War or no war, everything is heading for a crisis. The state of affairs in Russia can't go on very much longer. The Hohenzollerns are done for, the Crown Prince[11] is mortally ill, his son,[12] a cripple and insolent young guardee.[13] In France the downfall of the exploiters' bourgeois republic looms ever closer; as in 1847, scandals threaten to bring about a révolution du mépris.[14] And in this country the masses are coming increasingly under the sway of an instinctive socialism which still, I am glad to say, resists definite formulation in accordance with the dogma of this or that socialist organisation, and hence will accept it all the more readily when something crucial happens. All that is needed is for the fun to begin somewhere or other, and the bourgeoisie will be dumbfounded by the hitherto latent socialism which will then vent itself and become manifest.

Your old friend,

F. Engels

  1. An excerpt from this letter was first published in English in the journal The Socialist Review, London 1908, III-VIII.
  2. From September 1887 to March 1888, Friedrich A. Sorge lived in Rochester, N.Y., i.e., where his son did.
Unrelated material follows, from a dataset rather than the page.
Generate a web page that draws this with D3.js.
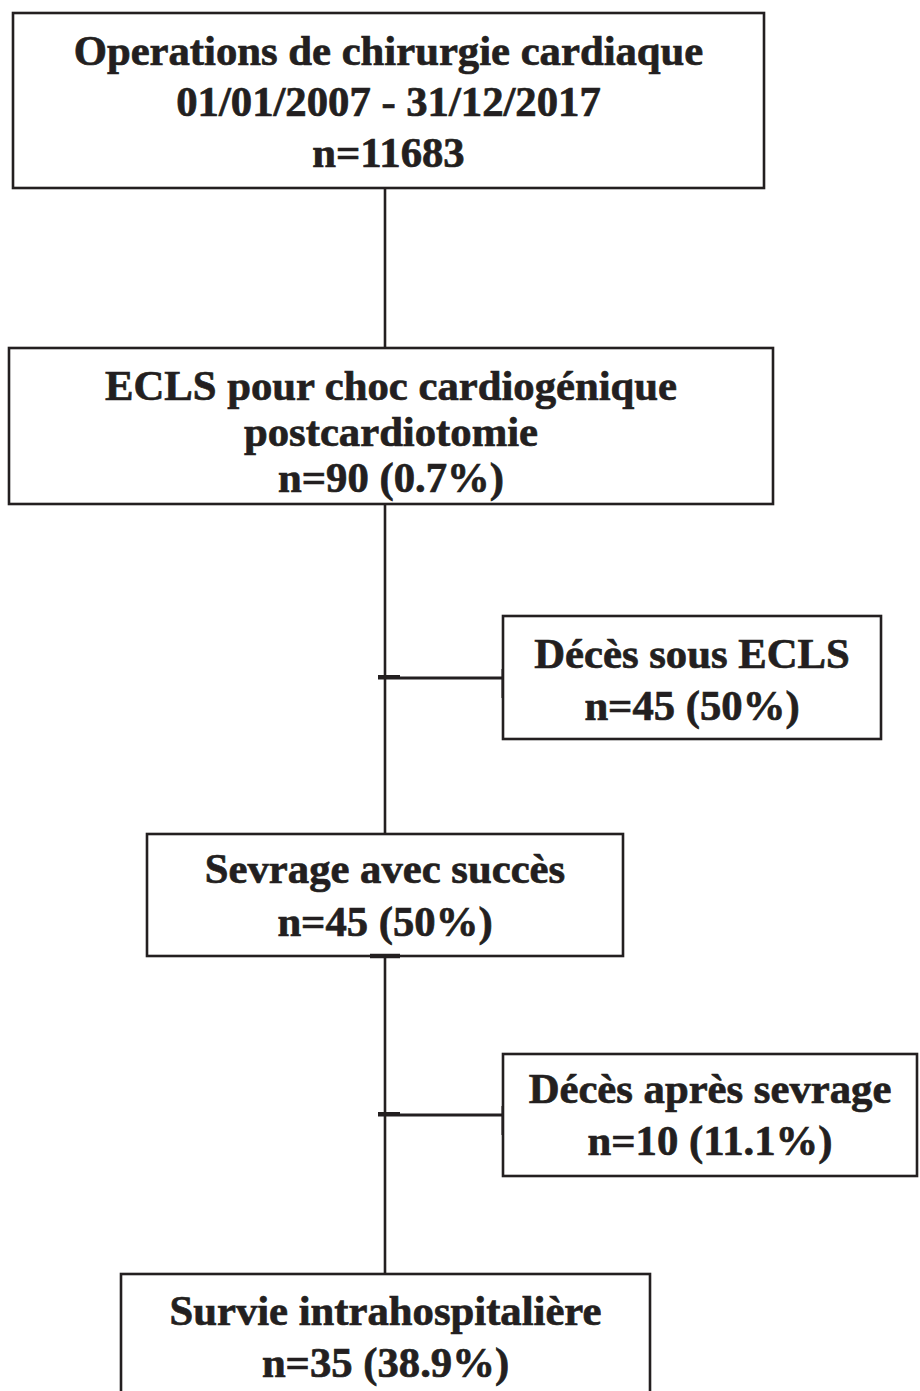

  3. In his letter of 20 February 1887 Sorge suggested to Engels that Florence Kelley-Wischnewetzky should be asked to translate the Manifesto of the Communist Party into English for publication in the USA. This project did not materialise. An English edition of the Manifesto, in Sam Moore's translation and edited by Engels, appeared in London in 1888.
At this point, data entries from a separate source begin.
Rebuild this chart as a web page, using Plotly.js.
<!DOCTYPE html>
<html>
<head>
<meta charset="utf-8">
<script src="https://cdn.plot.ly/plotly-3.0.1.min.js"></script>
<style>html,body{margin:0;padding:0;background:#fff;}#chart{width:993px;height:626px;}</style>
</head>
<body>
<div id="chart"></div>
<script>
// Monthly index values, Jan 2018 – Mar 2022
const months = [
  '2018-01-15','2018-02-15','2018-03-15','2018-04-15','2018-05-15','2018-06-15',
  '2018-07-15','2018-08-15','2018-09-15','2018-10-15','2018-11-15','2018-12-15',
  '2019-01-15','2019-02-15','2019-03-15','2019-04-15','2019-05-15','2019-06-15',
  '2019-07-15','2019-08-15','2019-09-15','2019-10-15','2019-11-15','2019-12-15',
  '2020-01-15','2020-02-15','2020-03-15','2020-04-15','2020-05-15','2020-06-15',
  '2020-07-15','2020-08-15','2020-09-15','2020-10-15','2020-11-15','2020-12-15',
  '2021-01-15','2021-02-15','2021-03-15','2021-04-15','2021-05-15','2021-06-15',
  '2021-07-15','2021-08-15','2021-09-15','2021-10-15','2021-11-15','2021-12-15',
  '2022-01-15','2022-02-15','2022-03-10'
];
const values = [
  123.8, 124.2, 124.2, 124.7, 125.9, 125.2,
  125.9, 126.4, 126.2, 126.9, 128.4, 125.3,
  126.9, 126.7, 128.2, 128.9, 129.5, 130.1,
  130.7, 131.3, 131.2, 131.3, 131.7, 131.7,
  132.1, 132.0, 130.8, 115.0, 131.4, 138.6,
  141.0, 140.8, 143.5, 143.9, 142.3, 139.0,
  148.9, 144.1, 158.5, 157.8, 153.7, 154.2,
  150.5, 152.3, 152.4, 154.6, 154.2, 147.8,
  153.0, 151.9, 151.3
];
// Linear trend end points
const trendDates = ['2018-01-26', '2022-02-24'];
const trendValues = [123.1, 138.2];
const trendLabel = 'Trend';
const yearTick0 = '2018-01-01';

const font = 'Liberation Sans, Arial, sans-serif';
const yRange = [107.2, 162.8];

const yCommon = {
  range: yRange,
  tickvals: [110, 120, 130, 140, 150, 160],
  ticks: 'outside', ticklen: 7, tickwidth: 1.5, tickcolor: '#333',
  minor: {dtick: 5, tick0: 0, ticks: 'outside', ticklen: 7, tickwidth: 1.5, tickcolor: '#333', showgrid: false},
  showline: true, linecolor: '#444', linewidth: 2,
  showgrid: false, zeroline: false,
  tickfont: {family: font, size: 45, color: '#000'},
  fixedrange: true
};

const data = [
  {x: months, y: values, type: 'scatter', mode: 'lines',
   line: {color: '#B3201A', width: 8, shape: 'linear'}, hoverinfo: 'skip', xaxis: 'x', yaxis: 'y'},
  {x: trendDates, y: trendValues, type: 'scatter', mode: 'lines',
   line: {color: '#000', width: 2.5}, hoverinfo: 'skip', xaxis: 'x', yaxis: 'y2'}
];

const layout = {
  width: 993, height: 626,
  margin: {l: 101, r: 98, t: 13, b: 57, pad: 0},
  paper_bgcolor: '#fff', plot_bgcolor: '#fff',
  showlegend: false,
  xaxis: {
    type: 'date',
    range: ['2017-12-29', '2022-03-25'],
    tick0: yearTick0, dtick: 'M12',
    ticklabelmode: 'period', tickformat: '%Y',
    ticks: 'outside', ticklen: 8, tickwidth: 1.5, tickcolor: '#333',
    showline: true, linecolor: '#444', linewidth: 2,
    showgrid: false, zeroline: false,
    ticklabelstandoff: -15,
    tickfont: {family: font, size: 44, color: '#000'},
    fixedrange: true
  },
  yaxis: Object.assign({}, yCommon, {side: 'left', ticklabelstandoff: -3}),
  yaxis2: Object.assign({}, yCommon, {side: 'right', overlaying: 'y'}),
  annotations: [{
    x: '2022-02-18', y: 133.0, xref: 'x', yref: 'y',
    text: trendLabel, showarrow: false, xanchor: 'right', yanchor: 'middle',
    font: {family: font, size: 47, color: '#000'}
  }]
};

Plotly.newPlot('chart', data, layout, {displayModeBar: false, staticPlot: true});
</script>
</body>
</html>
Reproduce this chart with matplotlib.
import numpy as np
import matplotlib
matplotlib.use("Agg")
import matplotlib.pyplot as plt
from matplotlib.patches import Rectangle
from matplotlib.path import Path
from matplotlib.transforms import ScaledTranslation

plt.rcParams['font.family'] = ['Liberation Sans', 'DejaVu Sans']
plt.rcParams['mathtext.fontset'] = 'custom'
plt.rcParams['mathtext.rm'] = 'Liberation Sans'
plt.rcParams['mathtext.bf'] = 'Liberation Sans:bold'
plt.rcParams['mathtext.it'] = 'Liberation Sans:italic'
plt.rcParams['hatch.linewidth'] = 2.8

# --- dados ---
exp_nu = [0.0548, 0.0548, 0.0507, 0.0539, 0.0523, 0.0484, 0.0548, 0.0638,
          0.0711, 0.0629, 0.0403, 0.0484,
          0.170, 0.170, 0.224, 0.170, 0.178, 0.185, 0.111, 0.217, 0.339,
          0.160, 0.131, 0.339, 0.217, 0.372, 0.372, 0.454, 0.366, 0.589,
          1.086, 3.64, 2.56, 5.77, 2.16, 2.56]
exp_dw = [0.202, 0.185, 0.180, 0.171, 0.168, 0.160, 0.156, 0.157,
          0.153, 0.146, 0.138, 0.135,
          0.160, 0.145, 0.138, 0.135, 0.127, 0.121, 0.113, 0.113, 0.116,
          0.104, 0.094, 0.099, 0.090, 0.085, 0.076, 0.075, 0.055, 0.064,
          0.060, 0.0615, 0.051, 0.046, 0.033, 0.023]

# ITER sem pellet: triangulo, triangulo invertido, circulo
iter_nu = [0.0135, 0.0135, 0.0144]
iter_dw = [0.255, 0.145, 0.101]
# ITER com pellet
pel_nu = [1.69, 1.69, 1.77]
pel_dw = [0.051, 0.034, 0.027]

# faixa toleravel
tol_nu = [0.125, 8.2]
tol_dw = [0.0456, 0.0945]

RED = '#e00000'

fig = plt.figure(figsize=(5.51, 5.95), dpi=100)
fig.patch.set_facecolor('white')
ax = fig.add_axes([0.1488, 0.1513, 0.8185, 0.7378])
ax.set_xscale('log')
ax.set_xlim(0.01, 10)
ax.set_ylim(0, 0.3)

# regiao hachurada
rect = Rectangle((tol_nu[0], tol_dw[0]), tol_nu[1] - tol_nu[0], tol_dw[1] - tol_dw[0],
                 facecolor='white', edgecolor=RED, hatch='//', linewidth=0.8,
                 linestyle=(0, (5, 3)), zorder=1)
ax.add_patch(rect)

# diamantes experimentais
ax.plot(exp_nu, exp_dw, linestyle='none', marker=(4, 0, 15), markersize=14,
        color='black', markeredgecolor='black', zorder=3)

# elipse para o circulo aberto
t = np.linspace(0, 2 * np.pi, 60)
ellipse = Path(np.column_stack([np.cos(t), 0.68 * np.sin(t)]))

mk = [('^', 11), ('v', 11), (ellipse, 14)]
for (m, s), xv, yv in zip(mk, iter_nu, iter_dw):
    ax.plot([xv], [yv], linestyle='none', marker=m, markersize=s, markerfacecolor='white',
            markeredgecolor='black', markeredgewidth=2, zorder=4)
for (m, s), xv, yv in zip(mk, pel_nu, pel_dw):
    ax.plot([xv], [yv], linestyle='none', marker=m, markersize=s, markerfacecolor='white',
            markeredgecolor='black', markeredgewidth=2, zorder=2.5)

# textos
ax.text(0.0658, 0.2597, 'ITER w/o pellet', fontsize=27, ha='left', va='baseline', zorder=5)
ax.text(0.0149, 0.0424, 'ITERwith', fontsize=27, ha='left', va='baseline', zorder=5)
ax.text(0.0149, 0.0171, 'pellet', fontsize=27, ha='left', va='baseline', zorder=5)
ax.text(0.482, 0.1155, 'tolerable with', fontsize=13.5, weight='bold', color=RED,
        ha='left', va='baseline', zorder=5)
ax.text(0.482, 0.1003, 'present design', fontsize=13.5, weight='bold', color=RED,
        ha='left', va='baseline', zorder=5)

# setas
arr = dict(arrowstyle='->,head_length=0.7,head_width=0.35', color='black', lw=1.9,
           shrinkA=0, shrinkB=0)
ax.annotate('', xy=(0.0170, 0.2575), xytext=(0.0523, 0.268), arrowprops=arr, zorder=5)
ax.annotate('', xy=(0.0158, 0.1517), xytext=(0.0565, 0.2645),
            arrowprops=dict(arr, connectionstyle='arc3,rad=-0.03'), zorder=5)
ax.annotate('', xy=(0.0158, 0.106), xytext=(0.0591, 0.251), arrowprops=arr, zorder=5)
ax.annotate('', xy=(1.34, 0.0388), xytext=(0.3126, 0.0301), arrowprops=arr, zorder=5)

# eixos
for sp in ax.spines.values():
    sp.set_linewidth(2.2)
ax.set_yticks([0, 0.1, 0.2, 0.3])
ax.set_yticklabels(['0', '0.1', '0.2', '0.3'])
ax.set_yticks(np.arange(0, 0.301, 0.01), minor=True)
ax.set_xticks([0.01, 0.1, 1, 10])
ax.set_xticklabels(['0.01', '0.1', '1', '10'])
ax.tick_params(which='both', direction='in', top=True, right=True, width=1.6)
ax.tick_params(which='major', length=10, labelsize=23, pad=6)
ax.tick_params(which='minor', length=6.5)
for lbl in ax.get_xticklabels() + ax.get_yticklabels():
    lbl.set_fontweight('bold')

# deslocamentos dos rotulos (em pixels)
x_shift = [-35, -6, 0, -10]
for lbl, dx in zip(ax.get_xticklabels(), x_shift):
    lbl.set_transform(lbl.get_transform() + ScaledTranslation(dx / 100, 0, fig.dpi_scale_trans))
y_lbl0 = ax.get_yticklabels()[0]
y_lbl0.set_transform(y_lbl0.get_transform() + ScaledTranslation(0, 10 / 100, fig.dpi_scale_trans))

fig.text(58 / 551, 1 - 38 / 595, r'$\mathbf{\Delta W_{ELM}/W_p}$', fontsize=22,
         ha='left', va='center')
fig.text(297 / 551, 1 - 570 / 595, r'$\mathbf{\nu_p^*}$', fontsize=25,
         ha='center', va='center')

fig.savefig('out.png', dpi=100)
  4. F. Engels, 'Preface to the 1888 English Edition of the Manifesto of the Communist Party'
  5. F. Engels, The Role of Force in History
  6. misery
  7. In his letter of 5 February 1888, Paul Lafargue informed Engels about the cessation of the publication of the newspaper Socialiste, an organ of the French Workers Party (Guesdists), on 4 February of the same year (see note 33)'
  8. The reference is to the resolution of a presidential crisis in France over the exposure of speculatory machinations committed by Daniel Wilson, son-in-law of President Jules Grevy (see note 168). Under public pressure J. P. Grevy had to tender his resignation on 1 December 1887. Nominated as candidates for the presidency were the moderate republicans M. F. Sadi Carnot, Jules EC. Ferry, Charles Louis de Freycinet, among others; the ultra Right nominated Felix Gustave Saussier. Ferry's candidacy elicited sharp protests from left-wing organisations and Paris workers. The Blanquists, headed by Emile Eudes, a former general of the Paris Commune, and Edouard Vaillant, a member of the municipal council, joined hands with the Guesdists (see note 33) and organised several meetings and demonstrations against Ferry's candidature. After the first round of the election Ferry and Freycinet withdrew their candidacies in Marie Francois Carnot's favour, who was then elected president.
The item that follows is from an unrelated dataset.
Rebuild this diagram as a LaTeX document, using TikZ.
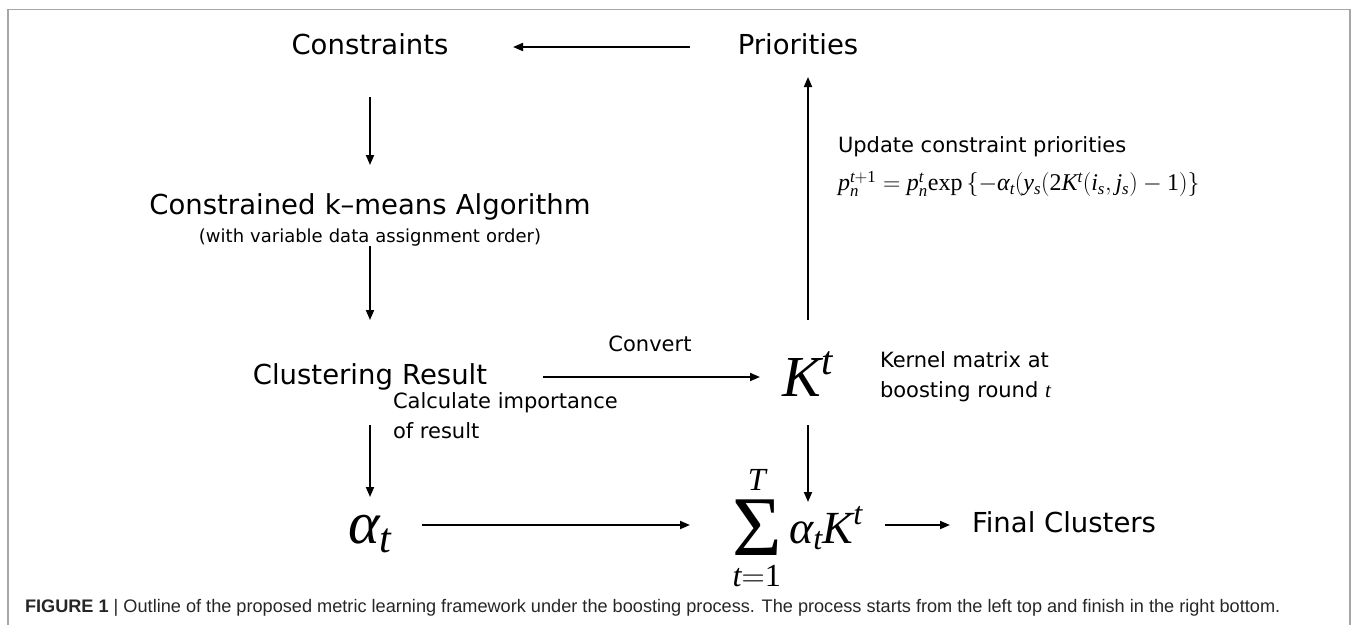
\RequirePackage{fix-cm}
\documentclass[tikz,border=0pt]{standalone}
\usepackage[no-math]{fontspec}
\setmainfont{DejaVu Sans}
\newfontfamily\capfont{Liberation Sans}
\newfontfamily\tms{Liberation Serif}[NFSSFamily=libser]
\DeclareSymbolFont{tmsit}{TU}{libser}{m}{it}
\DeclareSymbolFont{tmsrm}{TU}{libser}{m}{n}
\DeclareMathSymbol{K}{\mathalpha}{tmsit}{`K}
\DeclareMathSymbol{T}{\mathalpha}{tmsit}{`T}
\DeclareMathSymbol{t}{\mathalpha}{tmsit}{`t}
\DeclareMathSymbol{p}{\mathalpha}{tmsit}{`p}
\DeclareMathSymbol{n}{\mathalpha}{tmsit}{`n}
\DeclareMathSymbol{y}{\mathalpha}{tmsit}{`y}
\DeclareMathSymbol{s}{\mathalpha}{tmsit}{`s}
\DeclareMathSymbol{i}{\mathalpha}{tmsit}{`i}
\DeclareMathSymbol{j}{\mathalpha}{tmsit}{`j}
\DeclareMathSymbol{1}{\mathalpha}{tmsrm}{`1}
\DeclareMathSymbol{2}{\mathalpha}{tmsrm}{`2}
\Umathchardef\alpha="0 \symtmsit "03B1
\newcommand\myexp{\mbox{\tms exp}}
\newcommand\bigsig{\mathop{\raisebox{-12pt}[51pt][21pt]{\tms\fontsize{85}{85}\selectfont Σ}}\limits}
\usetikzlibrary{arrows.meta,calc}
\begin{document}
\begin{tikzpicture}[x=1pt,y=-1pt,
  every node/.style={inner sep=0pt, outer sep=0pt},
  big/.style={font=\fontsize{27.5}{32}\selectfont, text height=21pt, text depth=6pt, align=center},
  med/.style={font=\fontsize{21}{30}\selectfont, align=left},
  small/.style={font=\fontsize{18}{22}\selectfont, text height=14pt, text depth=4pt, align=center},
  arr/.style={line width=1.8pt, -{Triangle[length=10pt,width=8pt]}},
  framestyle/.style={draw=black!35, line width=1.5pt}]
\useasboundingbox (0,0) rectangle (1354,625);
\draw[framestyle] (8,625) -- (8,9.5) -- (1350,9.5) -- (1350,625);

\node[big, text width=160pt] (con) at (370,47) {Constraints};
\node[big, text width=125pt] (pri) at (798,47) {Priorities};
\node[big, text width=450pt] (ckm) at (370,207) {Constrained k–means Algorithm};
\node[small, text width=360pt] (sub) at (370,237) {(with variable data assignment order)};
\node[big, text width=240pt] (clu) at (370,377) {Clustering Result};
\node[font=\fontsize{58}{60}\selectfont, text width=56pt, text height=40pt, text depth=2pt, align=center] (K) at (808,377) {$K^t$};
\node[med] (cvt) at (650,344) {Convert};
\node[med, anchor=west] (ker) at (880,377) {Kernel matrix at\\boosting round $t$};
\node[med, anchor=west] (upd) at (838,147) {Update constraint priorities};
\node[anchor=west, font=\fontsize{24}{26}\selectfont] (frm) at (838,184) {$p_n^{t+1}=p_n^t\myexp\left\{-\alpha_t(y_s(2K^t(i_s,j_s)-1)\right\}$};
\node[med, anchor=west] (calc) at (393,416) {Calculate importance\\of result};
\node[font=\fontsize{60}{60}\selectfont, text width=60pt, text height=40pt, text depth=4pt, align=center] (alp) at (370,525) {$\alpha_t$};
\node[anchor=west, font=\fontsize{46}{48}\selectfont, text width=145pt, text height=60pt, text depth=24pt, align=left] (sum) at (732,525) {$\displaystyle\bigsig_{t=1}^{T}\alpha_t K^t$};
\node[big, anchor=west] (fin) at (972,525) {Final Clusters};
\node[anchor=west, font=\capfont\fontsize{18.15}{20}\selectfont, text=black!85] (cap) at (25,608) {\textbf{FIGURE 1} | Outline of the proposed metric learning framework under the boosting process. The process starts from the left top and finish in the right bottom.};

\draw[arr, shorten <=45.5pt, shorten >=63pt] (pri) -- (con);
\draw[arr, shorten <=36.5pt, shorten >=28.5pt] (con) -- (ckm);
\draw[arr, shorten <=0pt, shorten >=43.5pt] (sub) -- (clu);
\draw[arr, shorten <=53pt, shorten >=20pt] (clu) -- (K);
\draw[arr, shorten <=36pt, shorten >=16.5pt] (K.north) -- (K.north |- pri.south);
\draw[arr, shorten <=27pt, shorten >=23pt] (K.south) -- (K.south |- sum.center);
\draw[arr, shorten <=34.5pt, shorten >=6pt] (clu) -- (alp);
\draw[arr, shorten <=22pt, shorten >=42pt] (alp) -- (sum);
\draw[arr, shorten <=8pt, shorten >=22pt] (sum) -- (fin);
\end{tikzpicture}
\end{document}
  9. The debates in the Reichstag about the motion to prolong the Anti-Socialist law (see note 52) in January-February 1888 ended in a defeat for the government. This outcome was largely predetermined by the speeches of August Bebel (30 January and 17 February) and Paul Singer (27 January and 17 February) during the first and the third reading of the draft bill, respectively. Both speakers exposed the provocative activities of the governmenhich was planting spies in the labour unions. On 17 February 1888, the Reichstag prolonged the law for the last time, but not for a term of five years, as the government had suggested - the action of the law was extended for two years only (until 30 September 1890). The new clauses suggested by the government for the law were not adopted (see note 220).
  10. Gleichheit, No. 6, 11 February 1888
  11. Frederick William (later Frederick III)
  12. William, later William II
  13. In the original: Jardeleutenant (Berlin dialect)
  14. The reference is to a scandal over the criminal actions of Louis Charles Caffarel and Daniel Wilson (see note 168). In 1847, just before the Revolution of 1848, there were many scandalous exposures of cases of corruption involving French statesmen (see note 169). For Revolution du mepris (a revolution of contempt) see note 170.